Stated problem: Take the lines from the head of the listing through the one bearing "eta_eg = [0.3]" and copy them exactly, leaving every picture out.

Stored data:
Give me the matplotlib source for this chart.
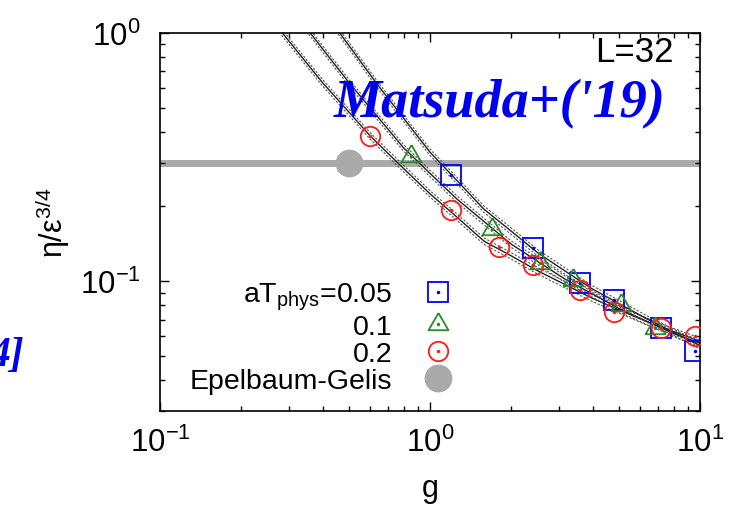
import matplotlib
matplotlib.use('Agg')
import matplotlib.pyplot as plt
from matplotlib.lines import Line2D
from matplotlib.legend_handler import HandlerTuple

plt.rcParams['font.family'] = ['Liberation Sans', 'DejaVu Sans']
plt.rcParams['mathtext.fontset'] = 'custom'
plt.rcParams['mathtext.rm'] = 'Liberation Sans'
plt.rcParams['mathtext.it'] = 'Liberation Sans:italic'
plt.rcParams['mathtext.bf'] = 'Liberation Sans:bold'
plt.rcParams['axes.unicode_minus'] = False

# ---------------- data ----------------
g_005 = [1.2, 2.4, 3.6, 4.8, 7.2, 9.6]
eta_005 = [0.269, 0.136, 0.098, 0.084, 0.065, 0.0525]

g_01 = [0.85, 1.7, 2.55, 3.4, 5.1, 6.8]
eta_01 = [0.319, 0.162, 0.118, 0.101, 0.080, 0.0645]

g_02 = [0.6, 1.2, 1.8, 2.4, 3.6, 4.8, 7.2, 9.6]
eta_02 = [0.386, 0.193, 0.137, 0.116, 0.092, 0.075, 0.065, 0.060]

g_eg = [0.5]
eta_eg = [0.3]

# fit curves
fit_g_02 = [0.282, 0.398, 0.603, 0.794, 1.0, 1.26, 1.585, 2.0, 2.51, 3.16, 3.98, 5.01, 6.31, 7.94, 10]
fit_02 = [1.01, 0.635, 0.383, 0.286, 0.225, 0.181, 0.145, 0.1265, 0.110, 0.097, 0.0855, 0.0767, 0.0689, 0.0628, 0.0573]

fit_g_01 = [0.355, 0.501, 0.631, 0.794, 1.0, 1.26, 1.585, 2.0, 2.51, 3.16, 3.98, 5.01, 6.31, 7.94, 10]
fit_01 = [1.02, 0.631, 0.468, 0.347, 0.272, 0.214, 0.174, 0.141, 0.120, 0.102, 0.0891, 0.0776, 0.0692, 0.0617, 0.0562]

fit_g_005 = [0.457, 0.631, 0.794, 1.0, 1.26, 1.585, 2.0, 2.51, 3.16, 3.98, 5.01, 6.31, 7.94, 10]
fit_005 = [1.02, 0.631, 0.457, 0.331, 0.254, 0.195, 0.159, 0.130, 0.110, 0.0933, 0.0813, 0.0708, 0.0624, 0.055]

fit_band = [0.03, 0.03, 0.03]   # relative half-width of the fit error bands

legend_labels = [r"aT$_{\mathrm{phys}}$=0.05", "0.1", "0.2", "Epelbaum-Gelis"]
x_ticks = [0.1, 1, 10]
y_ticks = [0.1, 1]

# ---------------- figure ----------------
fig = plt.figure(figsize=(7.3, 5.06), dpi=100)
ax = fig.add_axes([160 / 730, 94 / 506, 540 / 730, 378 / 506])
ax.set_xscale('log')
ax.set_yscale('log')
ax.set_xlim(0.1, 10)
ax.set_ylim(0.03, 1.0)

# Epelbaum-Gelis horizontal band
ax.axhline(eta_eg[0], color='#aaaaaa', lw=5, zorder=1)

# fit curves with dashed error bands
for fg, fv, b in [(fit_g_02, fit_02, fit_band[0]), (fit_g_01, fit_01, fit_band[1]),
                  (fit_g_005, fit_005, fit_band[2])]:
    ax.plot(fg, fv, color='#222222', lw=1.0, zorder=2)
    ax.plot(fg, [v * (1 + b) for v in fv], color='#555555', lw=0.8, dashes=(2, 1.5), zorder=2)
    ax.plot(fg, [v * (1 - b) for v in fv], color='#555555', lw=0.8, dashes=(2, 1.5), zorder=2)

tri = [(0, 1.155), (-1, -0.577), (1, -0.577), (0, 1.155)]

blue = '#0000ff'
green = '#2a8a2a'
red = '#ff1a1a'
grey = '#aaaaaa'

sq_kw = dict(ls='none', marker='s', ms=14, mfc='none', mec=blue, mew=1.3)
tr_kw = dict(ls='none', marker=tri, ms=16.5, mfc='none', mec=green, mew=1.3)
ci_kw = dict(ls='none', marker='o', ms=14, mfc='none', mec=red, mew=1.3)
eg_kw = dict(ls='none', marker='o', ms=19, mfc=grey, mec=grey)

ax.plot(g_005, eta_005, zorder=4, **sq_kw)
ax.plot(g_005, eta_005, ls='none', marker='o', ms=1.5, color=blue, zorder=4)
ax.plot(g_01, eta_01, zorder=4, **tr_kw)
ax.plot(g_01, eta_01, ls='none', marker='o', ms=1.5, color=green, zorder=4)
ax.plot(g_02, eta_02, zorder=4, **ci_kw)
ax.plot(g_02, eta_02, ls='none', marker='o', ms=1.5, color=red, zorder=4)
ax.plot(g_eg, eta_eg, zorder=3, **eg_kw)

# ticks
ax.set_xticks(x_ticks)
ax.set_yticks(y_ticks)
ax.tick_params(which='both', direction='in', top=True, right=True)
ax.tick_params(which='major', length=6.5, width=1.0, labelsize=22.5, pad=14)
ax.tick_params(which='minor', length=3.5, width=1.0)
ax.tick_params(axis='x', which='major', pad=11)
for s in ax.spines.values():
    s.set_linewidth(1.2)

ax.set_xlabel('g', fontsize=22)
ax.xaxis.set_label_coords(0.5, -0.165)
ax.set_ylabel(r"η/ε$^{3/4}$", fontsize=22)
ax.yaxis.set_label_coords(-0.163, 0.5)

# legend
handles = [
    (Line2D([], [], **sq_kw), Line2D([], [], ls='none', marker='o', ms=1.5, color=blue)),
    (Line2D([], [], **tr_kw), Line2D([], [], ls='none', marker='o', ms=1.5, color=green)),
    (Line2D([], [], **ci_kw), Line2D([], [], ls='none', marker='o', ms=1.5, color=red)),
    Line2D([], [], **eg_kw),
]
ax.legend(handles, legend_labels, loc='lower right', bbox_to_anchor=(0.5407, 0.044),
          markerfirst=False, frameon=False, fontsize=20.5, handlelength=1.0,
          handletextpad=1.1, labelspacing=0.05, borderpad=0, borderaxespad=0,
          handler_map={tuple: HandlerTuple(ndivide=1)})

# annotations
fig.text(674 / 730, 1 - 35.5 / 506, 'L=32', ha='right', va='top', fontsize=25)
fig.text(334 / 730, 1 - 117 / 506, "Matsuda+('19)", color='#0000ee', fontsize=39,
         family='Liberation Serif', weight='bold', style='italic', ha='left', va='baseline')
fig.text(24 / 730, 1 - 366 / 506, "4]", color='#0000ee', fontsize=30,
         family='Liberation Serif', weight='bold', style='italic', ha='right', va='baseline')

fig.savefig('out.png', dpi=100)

Answer to the task:
Give me the matplotlib source for this chart.
import matplotlib
matplotlib.use('Agg')
import matplotlib.pyplot as plt
from matplotlib.lines import Line2D
from matplotlib.legend_handler import HandlerTuple

plt.rcParams['font.family'] = ['Liberation Sans', 'DejaVu Sans']
plt.rcParams['mathtext.fontset'] = 'custom'
plt.rcParams['mathtext.rm'] = 'Liberation Sans'
plt.rcParams['mathtext.it'] = 'Liberation Sans:italic'
plt.rcParams['mathtext.bf'] = 'Liberation Sans:bold'
plt.rcParams['axes.unicode_minus'] = False

# ---------------- data ----------------
g_005 = [1.2, 2.4, 3.6, 4.8, 7.2, 9.6]
eta_005 = [0.269, 0.136, 0.098, 0.084, 0.065, 0.0525]

g_01 = [0.85, 1.7, 2.55, 3.4, 5.1, 6.8]
eta_01 = [0.319, 0.162, 0.118, 0.101, 0.080, 0.0645]

g_02 = [0.6, 1.2, 1.8, 2.4, 3.6, 4.8, 7.2, 9.6]
eta_02 = [0.386, 0.193, 0.137, 0.116, 0.092, 0.075, 0.065, 0.060]

g_eg = [0.5]
eta_eg = [0.3]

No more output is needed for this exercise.